One day a package arrived for me from my grandmother. She had made me a bunch of underwear from Muley brand feed sacks. One for everyday of the week. I looked them over and one pair stuck out. It had maroon and gold flowers all over it, my school colors.I thought to myself that’s the one I’ll wear to all out football games on Friday nights. I did so love to go to the games and watch the big older guys play so hard and make touchdowns like Buddy Walker, Morris Byerly, Hall Pusley, Doc and Perry Walls, Paul Treiber, Bobby Phillips and all the others that played for our school. They were real heroes to all us little guys.

That evening after supper I took him a bunch of fried catfish, he had never tasted fish before and really liked it. I got quite a thrill out of watching his reactions to the “new to him foods” that I took over. I also took a took a pair of the underwear to show him. He couldn’t believe it. I also showed him the pair I had on that was for the game that night and told him all about football games.

I got to thinking and asked if he could go with me since it was a thirty minute or so walk a couple miles over to the school. We kind of got permission from his parents and took off across the fields in a straight line. Since it was early September by then they didn’t turn the lights on till after the game had been going for awhile, but we could hear the band playing and I could tell he was excited hearing the music. We got to the game and went in, stopping by the concession stand where I got us Cokes and popcorn which he had never had either. He was so fascinated by the game, music and all the people standing, hollering and carrying on. He had no idea what was happening, but he liked it. After the game I got us another Coke and we walked home in the dark talking our broken languages so to speak.

The next morning was Saturday and I headed over to the barn before daylight as usual. When I got there he was gone and I asked about him. They were preparing their morning meal and had sent him across Up River Road to a field that had onions growing in it to get some for them so I sat down and waited, knowing he would be back in a few minutes.

We all heard the tires screech and the horrible bump and crash. Everyone jumped up and ran around the barn, by the old house and to the road. There he lay under the front of the car all crumpled up. The driver was trying to get him out and was screaming for someone to call an ambulance and the police. I was numb. All the blood,,,,,,,,,I just froze,,,,,his family was screaming and it was total confusion. I finally ran home to dial ‘O’ and tell the operator what happened so she could summon help. Then I ran back where I found the farmer that lived just East of where we were picking had got there.

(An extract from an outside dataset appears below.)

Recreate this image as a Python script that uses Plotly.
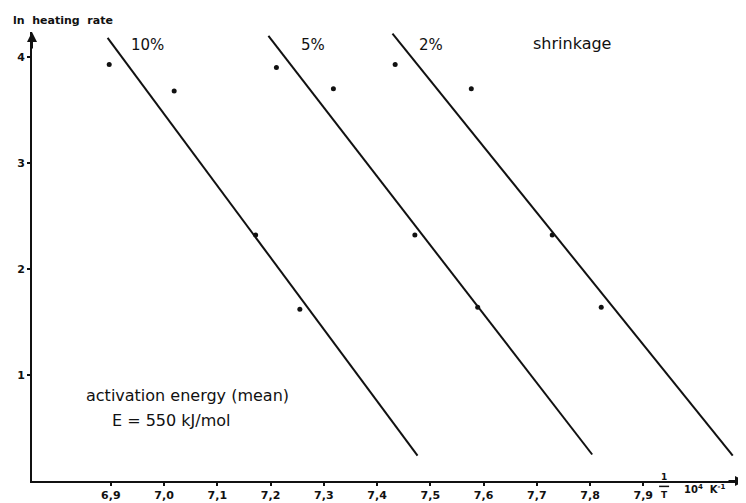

I watched as they wrapped him in his tattered, bloody rags with some burlap bags. I knew he was dead, but I was still numb and shocked I guess. By then the highway patrol had got there and an ambulance showed up and took him. The five or six onions were scattered on the road where he was. I went home and I guess I cried forever, I can’t remember, but I went to call someone, maybe a friend and tell them what happened and there was the farmer on our party line that was at the scene talking about the little boy and funeral arrangements. He told the man (I guess the funeral guy) that he would arrange space for him at Rose Hill to be buried there.

The things that ran through my mine were his rags and the services. I piped up and told the farmer that I had clothes to fit him and would bring them over to his house. I hung up and went to my closet. There were the shirt and pants he had touched, I took them down and folded them. Then I remembered he had never had any underwear. I looked out the window and my mom had washed that morning and there were the maroon and gold ones on the line. I went and folded them.

As I walked across the field through the cotton stalks of that drought stricken farm to the farmers house I wondered why anyone would want to make a living doing that, why would anyone want to pick cotton and live like they did, out of a stakebed old truck moving from field to field in the Texas heat. I walked up to the door and the man and his wife were getting ready to leave to take stuff to the family and the funeral home. I asked if I could ride along.

We stopped by the barn and they gave them food and then we went to the funeral home where we gave the clothes to the man there. He said there was no need to use the underwear and I piped up” there is a very good reason to use the underwear”. Settled that real quick like. The next week at the services there was hardly anyone there, just his family members and I. I walked up to the casket. I had never seen a dead person before so I was very apprehensive. There he was, clean, with a haircut and new clothes on. I reached down and moved the cover back. There was the top of the maroon and gold underwear showing.

Mark Crider

P. S. Shouldn’t we try to show our appreciation towards those we love while they are still alive? Brighten someone’s day today and show them how important they are to you.